Sull’immigrazione

Alcuni concetti fuorvianti che fanno parte della dialettica politica quotidiana inerente l’immigrazione:

– Non possiamo accogliere tutti perché non ci sono risorse. Ed anche il suo contrario: dobbiamo accogliere chiunque.

La parola sbagliata alla base di queste affermazioni è “accogliere”.

Per il liberalismo, il problema dell’accoglienza non esiste. “Accogliere” non è compito di una autorità pubblica. Chiunque dovrebbe poter liberamente entrare ed uscire ad una sola condizione: che non nuoccia ai diritti degli individui. Il “permesso di soggiorno” è una aberrazione per il liberalismo. Al contrario, diventa importante il “foglio di via” nel solo caso di illeciti contro la persona.

Ma per poter verificare la condizione di chi entra ed esce, nonché le sue intenzioni, sarebbe essenziale una cosa: la sua identificazione. Un individuo non esiste se non è identificato, come peraltro richiamato già nella terminologia fondamentale della dottrina.

Quindi: il problema non è “accogliere”, bensì “identificare”. Basta questo per capire se un qualunque individuo può entrare od uscire. E, ovviamente, un sistema efficace di difesa dei cittadini.

Le “risorse” non significano nulla per il liberalismo. In una società libera, qualunque individuo che voglia rimboccarsi le maniche non può che essere benefico per la società. E se non vuole esserlo, fatti suoi, basta che non nuoccia. La riclassificazione di uno straniero da individuo a cittadino, con tutti i vantaggi che comporta, deve passare semplicemente per la dimostrazione di questo concetto. Anche qui, consiglio di tornare alla terminologia di base.

– Prima i cittadini!

La parola sbagliata, qui, è prima. Per il liberalismo il problema di prima o dopo semplicemente non c’è. Basta sapere qual è, secondo il liberalismo, la differenza tra individuo e cittadino.  Rimando quindi al link sulla terminologia.
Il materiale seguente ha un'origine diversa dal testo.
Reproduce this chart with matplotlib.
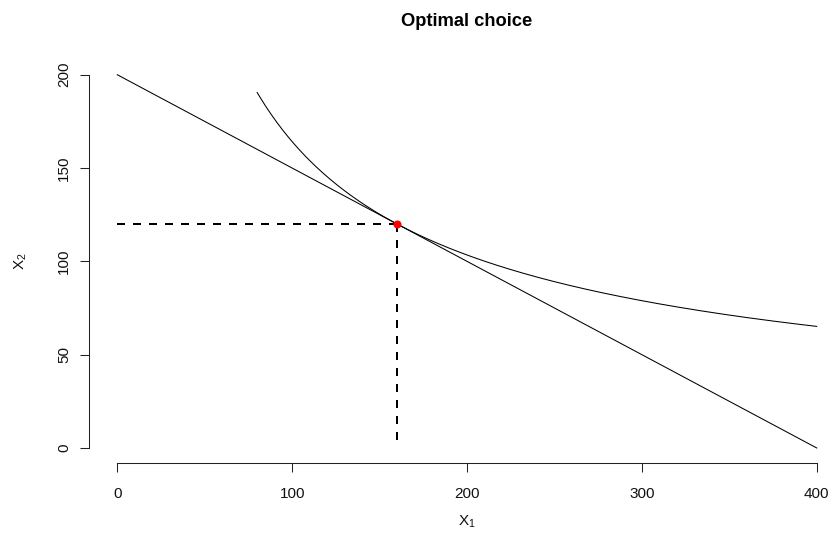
import numpy as np
import matplotlib
matplotlib.use("Agg")
import matplotlib.pyplot as plt

plt.rcParams["font.family"] = ["Liberation Sans", "DejaVu Sans"]
plt.rcParams["mathtext.fontset"] = "custom"
plt.rcParams["mathtext.rm"] = "Liberation Sans"
plt.rcParams["mathtext.it"] = "Liberation Sans"

# Budget: income and prices
income = 400
price_x1 = 1
price_x2 = 2
# Cobb-Douglas exponent on good 1 (good 2 gets 1 - alpha)
alpha = 0.4

# Optimal bundle
opt_x1 = 160
opt_x2 = 120

# Indifference curve drawn over this range of good 1
curve_x1_min = 80
curve_x1_max = 400

x_ticks = [0, 100, 200, 300, 400]
y_ticks = [0, 50, 100, 150, 200]

W, H = 830, 540
fig = plt.figure(figsize=(W / 100, H / 100), dpi=100)

# Plot region in pixels (R-like 4% padding around data range)
left_px, right_px = 89.3, 844.7
top_px, bottom_px = 59.8, 462.9
ax = fig.add_axes([left_px / W, 1 - bottom_px / H,
                   (right_px - left_px) / W, (bottom_px - top_px) / H])
ax.set_xlim(-16, 416)
ax.set_ylim(-8, 208)

# Budget line
bx = np.array([0, income / price_x1])
by = (income - price_x1 * bx) / price_x2
ax.plot(bx, by, color="black", lw=0.75)

# Indifference curve through the optimum
utility = opt_x1 ** alpha * opt_x2 ** (1 - alpha)
cx = np.linspace(curve_x1_min, curve_x1_max, 400)
cy = (utility / cx ** alpha) ** (1 / (1 - alpha))
ax.plot(cx, cy, color="black", lw=0.75)

# Guide lines to the optimum
ax.plot([0, opt_x1], [opt_x2, opt_x2], color="black", lw=1.44,
        dashes=(4, 4))
ax.plot([opt_x1, opt_x1], [opt_x2, 0], color="black", lw=1.44,
        dashes=(4, 4))
ax.plot([opt_x1], [opt_x2], "o", color="red", markersize=5.8,
        markeredgewidth=0)

for s in ["top", "right"]:
    ax.spines[s].set_visible(False)
ax.spines["left"].set_bounds(0, 200)
ax.spines["bottom"].set_bounds(0, 400)
for s in ["left", "bottom"]:
    ax.spines[s].set_linewidth(0.75)
    ax.spines[s].set_color("#222222")

ax.set_xticks(x_ticks)
ax.set_yticks(y_ticks)
ax.set_xticklabels([str(v) for v in x_ticks])
ax.set_yticklabels([str(v) for v in y_ticks], rotation=90, va="center")
ax.tick_params(axis="both", direction="out", length=6.5, width=0.75,
               color="#222222", labelsize=11, labelcolor="#111111")
ax.tick_params(axis="x", pad=10.5)
ax.tick_params(axis="y", pad=6.5)

fig.text(((left_px + right_px) / 2) / W, 1 - 21 / H, "Optimal choice",
         ha="center", va="center", fontsize=13.2, fontweight="bold")
fig.text(((left_px + right_px) / 2) / W, 1 - 522 / H, r"$\mathregular{X_1}$",
         ha="center", va="center", fontsize=11, color="#111111")
fig.text(21 / W, 1 - ((top_px + bottom_px) / 2) / H, r"$\mathregular{X_2}$",
         ha="center", va="center", fontsize=11, rotation=90,
         color="#111111")

fig.savefig("out.png", dpi=100)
– Bisogna prima di tutto affronate il problema religioso.

Questa frase è originata da una conoscenza insufficiente del termine “stato laico”.

Il liberalismo, abbiamo detto, è una filosofia della limitazione del potere politico. Ad esempio, il potere politico non si deve occupare di religione. Questa è una parola che, per l’autorità pubblica, deve essere priva di significato.

Si parlerà invece di gruppi, di sindacati, di associazioni, comunità e sottocomunità. Se vi sono motivi per credere che una certa comunità sia pericolosa per l’incolumità, la libertà, la proprietà di individui e cittadini, essa va sorvegliata. E, se dimostrati pericolsi, sciolti dal punto di vista organizzativo.

Da notare che il rischio della “asocialità”, intesa come caduta dei freni morali rispetto al prossimo, è in generale connesso a tutti quei sottogruppi di una comunità i cui membri si ritengono “diversi”. La differenza annulla la morale naturale, la capacità di immedisimazione, perciò gruppi di questo tipo vanno naturalmente sorvegliati.

Alcuni di questi gruppi possono anche svolgere funzioni benefiche e di volontariato. E per questo, meritare di essere facilitate in questo compito.

Ve ne è poi una, di queste organizzazioni, a cui alla fine dell’ottocento il nascendo Regno Italiano espropriò una certa quantità di proprietà che deve ancora finire di rifondere (e probabilmente non ci riuscirà mai).

Ma la parola “religione”, ed ogni altro termine o concetto o regola inerente il mistero dell’esistenza o dell’aldilà, non riguarda le competenze dell’autorità pubblica. A cui dovrebbe semplicemente essere impedito severamente di occuparsene.